PROBLEM STATEMENT – Exclude pictures. Extract exactly the lines from the one that contains "Convert this diagram to TikZ code." down to the one that contains "(0,0) rectangle (595,379);", both included.

EXTRACTED DATA –
********************

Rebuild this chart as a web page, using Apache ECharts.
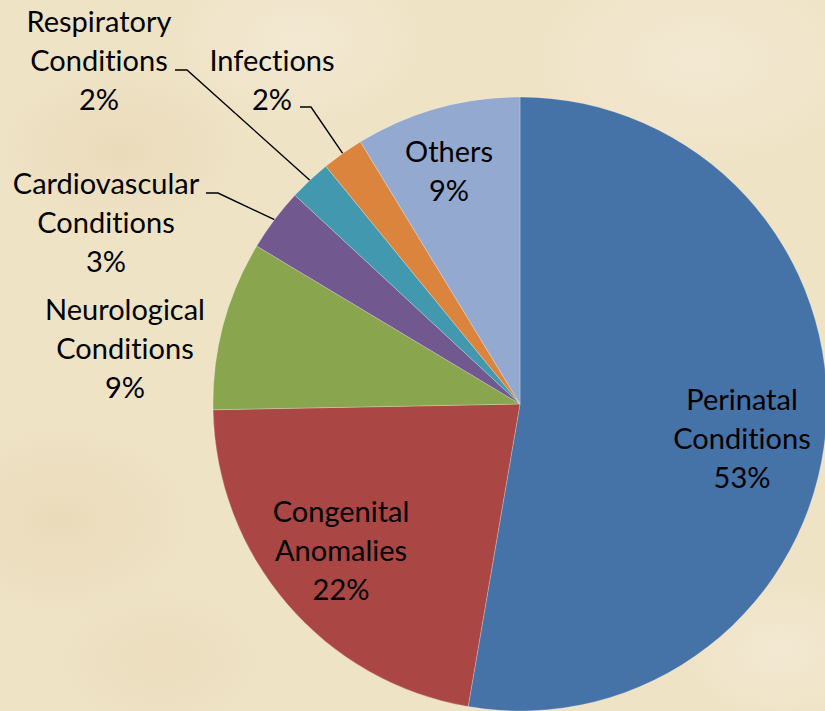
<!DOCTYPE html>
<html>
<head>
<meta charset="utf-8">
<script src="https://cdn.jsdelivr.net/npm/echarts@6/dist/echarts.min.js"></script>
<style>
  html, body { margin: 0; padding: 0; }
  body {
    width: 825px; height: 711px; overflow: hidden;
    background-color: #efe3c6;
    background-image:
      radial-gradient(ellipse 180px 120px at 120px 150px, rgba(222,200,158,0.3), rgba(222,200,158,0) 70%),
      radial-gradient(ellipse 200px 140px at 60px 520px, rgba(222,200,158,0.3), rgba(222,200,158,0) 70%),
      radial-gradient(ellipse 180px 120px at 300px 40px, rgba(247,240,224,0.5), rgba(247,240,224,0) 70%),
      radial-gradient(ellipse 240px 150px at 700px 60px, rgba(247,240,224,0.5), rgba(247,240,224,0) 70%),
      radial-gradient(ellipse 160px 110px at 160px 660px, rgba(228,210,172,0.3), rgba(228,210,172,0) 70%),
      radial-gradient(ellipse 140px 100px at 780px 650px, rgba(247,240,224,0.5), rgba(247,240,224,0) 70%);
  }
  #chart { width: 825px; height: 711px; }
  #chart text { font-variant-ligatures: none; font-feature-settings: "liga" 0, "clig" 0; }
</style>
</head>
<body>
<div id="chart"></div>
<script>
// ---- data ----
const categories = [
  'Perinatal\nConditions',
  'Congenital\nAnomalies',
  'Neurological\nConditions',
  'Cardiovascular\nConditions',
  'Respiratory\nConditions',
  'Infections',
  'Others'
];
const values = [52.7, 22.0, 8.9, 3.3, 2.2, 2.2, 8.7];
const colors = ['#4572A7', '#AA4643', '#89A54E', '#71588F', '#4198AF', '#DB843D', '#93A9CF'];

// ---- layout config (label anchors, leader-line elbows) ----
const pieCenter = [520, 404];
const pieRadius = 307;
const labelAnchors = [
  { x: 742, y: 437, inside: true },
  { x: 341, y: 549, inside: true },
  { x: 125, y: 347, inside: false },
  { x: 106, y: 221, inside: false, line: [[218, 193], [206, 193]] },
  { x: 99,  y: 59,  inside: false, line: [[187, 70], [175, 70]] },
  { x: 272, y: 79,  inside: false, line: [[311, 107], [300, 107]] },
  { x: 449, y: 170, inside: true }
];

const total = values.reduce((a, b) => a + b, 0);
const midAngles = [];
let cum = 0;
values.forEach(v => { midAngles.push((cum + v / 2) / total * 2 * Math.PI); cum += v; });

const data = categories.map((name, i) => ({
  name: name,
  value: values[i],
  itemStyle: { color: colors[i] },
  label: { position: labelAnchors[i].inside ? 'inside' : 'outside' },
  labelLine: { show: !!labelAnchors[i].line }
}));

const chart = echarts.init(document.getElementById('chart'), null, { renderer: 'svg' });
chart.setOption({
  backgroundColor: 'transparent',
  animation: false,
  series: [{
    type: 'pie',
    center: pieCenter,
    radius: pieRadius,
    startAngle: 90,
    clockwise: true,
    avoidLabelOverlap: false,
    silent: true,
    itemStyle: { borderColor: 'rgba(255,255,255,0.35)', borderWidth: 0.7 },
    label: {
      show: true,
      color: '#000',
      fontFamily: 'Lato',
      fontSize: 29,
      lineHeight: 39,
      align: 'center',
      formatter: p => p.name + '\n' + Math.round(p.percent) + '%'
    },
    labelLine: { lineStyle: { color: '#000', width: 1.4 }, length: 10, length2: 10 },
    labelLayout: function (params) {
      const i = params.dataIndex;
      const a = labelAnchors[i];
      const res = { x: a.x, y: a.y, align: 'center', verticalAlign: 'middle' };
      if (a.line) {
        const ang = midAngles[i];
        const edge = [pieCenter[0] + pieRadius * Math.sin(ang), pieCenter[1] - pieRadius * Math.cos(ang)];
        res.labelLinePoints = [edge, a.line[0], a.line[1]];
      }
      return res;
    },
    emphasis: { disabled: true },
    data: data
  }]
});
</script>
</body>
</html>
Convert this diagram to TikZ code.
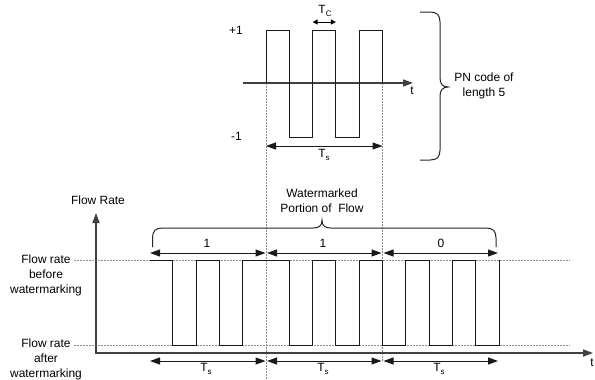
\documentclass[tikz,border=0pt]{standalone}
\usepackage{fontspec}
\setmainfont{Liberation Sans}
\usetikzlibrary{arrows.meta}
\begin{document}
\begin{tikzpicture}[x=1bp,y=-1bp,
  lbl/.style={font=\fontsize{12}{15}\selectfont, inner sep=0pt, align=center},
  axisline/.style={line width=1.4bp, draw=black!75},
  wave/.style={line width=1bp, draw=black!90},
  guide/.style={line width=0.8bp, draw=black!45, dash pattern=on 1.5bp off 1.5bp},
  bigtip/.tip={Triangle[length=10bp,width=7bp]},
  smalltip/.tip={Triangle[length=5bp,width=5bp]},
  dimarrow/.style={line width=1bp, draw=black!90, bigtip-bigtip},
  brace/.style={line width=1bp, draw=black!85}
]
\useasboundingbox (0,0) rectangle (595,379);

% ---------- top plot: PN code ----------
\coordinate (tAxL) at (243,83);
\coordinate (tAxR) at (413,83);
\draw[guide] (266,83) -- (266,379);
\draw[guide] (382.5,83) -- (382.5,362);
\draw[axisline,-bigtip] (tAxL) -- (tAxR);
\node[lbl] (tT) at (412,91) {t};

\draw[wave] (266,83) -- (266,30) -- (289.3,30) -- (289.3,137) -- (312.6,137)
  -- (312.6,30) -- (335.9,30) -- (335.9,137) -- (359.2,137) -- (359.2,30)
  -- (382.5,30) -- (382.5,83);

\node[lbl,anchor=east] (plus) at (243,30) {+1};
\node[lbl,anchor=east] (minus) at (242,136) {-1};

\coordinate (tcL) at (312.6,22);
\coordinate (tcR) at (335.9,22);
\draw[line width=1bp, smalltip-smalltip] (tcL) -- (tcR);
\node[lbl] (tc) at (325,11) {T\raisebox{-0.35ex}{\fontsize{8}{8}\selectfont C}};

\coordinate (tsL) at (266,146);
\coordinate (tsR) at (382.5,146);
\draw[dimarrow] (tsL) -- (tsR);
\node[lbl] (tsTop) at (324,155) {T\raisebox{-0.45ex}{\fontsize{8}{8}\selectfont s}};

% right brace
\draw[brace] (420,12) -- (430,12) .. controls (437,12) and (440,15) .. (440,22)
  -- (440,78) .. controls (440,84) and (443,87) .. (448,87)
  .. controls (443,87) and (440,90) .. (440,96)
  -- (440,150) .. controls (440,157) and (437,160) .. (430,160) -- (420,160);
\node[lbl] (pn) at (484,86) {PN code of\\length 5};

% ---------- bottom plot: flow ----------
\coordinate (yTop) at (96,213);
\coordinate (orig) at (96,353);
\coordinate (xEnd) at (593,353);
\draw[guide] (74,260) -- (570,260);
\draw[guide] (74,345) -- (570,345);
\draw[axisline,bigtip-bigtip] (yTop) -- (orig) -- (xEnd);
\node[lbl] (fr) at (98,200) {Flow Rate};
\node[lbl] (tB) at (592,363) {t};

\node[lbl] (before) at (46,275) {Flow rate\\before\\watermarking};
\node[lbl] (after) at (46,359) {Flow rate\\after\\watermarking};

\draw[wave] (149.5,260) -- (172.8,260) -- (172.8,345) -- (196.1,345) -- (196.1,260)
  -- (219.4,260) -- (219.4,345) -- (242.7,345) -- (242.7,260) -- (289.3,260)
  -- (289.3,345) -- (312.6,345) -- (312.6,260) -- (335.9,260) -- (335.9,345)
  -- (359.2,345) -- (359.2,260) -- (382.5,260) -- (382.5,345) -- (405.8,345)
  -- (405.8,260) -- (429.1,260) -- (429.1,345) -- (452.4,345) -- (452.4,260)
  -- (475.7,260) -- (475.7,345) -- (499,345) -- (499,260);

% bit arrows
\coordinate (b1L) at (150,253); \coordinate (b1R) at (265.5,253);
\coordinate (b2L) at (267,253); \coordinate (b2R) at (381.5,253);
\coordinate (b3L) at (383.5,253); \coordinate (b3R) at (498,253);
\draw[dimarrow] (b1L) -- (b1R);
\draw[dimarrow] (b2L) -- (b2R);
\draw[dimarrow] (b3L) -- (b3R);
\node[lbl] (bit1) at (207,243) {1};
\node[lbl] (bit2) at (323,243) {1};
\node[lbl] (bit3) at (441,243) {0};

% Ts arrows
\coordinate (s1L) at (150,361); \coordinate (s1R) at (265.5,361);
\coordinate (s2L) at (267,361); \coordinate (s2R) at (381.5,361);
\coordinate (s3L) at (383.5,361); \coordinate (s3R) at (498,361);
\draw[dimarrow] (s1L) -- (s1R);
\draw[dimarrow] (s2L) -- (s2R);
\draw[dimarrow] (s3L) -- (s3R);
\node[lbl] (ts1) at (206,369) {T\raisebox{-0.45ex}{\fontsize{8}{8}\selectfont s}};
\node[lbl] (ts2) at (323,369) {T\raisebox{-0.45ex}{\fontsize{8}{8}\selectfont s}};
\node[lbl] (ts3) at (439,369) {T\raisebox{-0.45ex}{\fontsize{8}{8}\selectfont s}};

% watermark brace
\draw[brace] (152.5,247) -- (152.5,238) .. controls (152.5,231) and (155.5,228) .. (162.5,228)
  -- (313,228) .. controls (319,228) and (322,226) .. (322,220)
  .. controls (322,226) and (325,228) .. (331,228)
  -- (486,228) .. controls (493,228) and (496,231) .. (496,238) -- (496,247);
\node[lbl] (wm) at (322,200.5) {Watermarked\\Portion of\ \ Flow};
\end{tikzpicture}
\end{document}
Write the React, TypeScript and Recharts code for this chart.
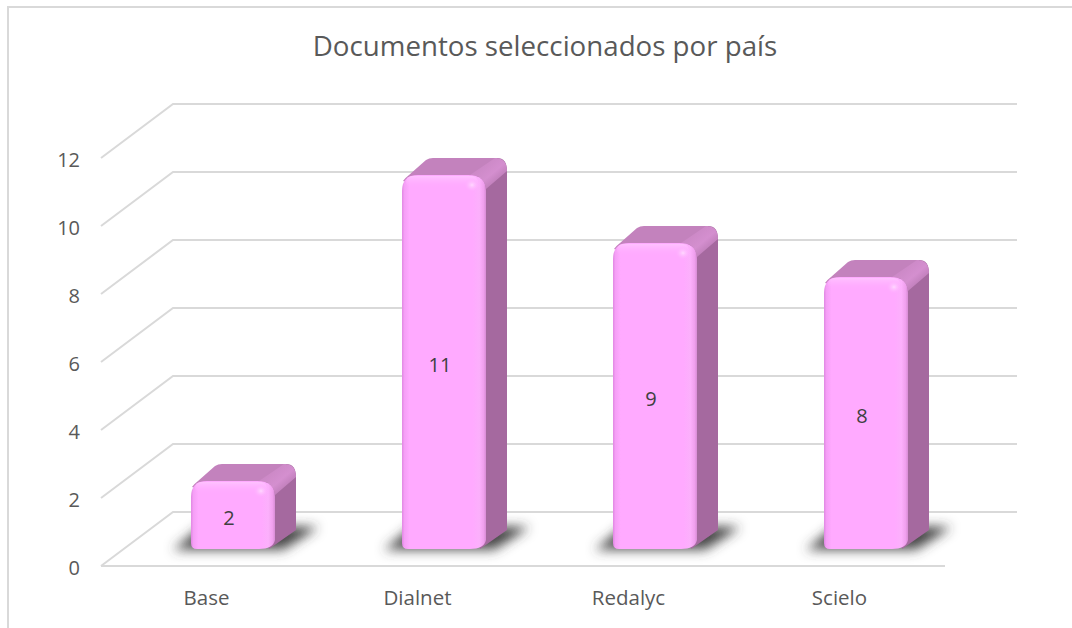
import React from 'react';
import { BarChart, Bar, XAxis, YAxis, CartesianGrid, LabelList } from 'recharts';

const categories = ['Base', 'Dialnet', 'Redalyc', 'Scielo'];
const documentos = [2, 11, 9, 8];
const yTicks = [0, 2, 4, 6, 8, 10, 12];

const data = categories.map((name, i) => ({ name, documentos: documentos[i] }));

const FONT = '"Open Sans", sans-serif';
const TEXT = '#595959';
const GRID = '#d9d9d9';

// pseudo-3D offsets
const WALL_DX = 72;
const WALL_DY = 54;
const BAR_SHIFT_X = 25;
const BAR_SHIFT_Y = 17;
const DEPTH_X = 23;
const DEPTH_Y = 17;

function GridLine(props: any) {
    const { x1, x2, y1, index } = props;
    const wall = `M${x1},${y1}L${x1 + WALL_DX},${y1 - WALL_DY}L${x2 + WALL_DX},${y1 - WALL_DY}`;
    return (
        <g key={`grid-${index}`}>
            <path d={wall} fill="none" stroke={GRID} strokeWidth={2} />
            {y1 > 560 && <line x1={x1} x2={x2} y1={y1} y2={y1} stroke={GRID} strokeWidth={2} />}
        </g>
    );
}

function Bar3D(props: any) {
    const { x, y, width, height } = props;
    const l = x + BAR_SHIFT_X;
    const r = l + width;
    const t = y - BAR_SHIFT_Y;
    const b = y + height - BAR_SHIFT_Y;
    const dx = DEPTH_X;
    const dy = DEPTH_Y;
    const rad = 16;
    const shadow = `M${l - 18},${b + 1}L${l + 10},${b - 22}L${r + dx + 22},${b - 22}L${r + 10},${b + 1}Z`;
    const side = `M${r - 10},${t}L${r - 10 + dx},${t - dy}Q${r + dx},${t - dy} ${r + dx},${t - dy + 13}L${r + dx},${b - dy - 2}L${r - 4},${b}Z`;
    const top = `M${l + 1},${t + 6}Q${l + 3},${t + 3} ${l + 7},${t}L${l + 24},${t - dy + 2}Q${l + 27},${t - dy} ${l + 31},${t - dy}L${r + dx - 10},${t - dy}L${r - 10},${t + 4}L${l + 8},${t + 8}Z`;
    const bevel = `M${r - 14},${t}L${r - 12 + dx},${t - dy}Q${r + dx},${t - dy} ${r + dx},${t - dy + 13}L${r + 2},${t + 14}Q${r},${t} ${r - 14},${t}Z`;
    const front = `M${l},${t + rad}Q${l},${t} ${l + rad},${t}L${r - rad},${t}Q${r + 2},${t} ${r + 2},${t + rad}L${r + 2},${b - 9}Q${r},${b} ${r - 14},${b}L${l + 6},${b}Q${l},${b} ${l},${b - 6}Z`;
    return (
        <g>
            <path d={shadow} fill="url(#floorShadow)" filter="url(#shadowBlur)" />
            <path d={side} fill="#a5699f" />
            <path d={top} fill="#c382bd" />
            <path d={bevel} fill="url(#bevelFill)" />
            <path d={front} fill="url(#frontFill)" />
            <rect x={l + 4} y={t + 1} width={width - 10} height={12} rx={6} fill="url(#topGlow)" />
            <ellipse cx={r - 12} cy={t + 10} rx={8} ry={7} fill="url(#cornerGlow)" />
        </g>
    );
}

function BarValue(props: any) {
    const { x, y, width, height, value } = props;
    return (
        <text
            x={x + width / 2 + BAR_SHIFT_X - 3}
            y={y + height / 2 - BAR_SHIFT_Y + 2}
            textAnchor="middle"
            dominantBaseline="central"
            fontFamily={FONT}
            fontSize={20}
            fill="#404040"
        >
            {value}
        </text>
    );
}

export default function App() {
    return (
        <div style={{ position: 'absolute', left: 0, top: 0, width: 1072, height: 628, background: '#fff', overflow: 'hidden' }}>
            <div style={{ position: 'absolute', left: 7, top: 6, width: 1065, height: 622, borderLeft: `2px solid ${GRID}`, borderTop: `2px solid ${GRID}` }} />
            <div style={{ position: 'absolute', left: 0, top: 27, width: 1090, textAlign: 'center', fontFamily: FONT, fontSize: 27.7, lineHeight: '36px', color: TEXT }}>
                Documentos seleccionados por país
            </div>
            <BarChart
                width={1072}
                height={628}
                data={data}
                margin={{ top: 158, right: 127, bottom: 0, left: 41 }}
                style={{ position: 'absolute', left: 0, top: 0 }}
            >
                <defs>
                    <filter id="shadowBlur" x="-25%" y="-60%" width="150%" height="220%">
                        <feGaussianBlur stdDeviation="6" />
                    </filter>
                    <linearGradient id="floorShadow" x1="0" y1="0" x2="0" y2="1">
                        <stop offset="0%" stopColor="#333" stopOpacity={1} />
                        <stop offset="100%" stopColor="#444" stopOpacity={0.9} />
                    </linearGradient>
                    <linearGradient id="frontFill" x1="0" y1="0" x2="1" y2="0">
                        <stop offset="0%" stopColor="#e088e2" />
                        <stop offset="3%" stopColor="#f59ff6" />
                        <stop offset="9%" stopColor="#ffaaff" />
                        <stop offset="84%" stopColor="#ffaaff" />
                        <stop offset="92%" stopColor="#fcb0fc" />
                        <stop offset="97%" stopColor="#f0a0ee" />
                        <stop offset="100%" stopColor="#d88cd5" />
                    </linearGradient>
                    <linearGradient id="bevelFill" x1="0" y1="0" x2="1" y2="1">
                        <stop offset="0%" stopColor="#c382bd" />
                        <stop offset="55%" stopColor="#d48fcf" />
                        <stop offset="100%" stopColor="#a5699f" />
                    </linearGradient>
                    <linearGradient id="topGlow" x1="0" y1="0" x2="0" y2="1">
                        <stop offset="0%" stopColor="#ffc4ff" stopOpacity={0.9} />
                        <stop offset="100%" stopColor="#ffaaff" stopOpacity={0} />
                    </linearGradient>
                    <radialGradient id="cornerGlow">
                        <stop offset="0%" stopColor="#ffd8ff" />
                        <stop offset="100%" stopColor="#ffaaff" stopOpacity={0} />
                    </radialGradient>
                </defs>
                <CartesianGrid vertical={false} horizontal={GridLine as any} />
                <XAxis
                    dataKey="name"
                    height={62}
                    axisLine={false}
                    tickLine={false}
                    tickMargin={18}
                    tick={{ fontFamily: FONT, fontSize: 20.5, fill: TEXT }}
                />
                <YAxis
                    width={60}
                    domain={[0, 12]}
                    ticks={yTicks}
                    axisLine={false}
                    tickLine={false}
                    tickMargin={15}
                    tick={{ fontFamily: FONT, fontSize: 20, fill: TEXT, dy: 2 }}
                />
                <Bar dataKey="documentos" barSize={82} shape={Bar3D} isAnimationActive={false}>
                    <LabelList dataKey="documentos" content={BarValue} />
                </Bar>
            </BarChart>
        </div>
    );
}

********************

RESULT –
Convert this diagram to TikZ code.
\documentclass[tikz,border=0pt]{standalone}
\usepackage{fontspec}
\setmainfont{Liberation Sans}
\usetikzlibrary{arrows.meta}
\begin{document}
\begin{tikzpicture}[x=1bp,y=-1bp,
  lbl/.style={font=\fontsize{12}{15}\selectfont, inner sep=0pt, align=center},
  axisline/.style={line width=1.4bp, draw=black!75},
  wave/.style={line width=1bp, draw=black!90},
  guide/.style={line width=0.8bp, draw=black!45, dash pattern=on 1.5bp off 1.5bp},
  bigtip/.tip={Triangle[length=10bp,width=7bp]},
  smalltip/.tip={Triangle[length=5bp,width=5bp]},
  dimarrow/.style={line width=1bp, draw=black!90, bigtip-bigtip},
  brace/.style={line width=1bp, draw=black!85}
]
\useasboundingbox (0,0) rectangle (595,379);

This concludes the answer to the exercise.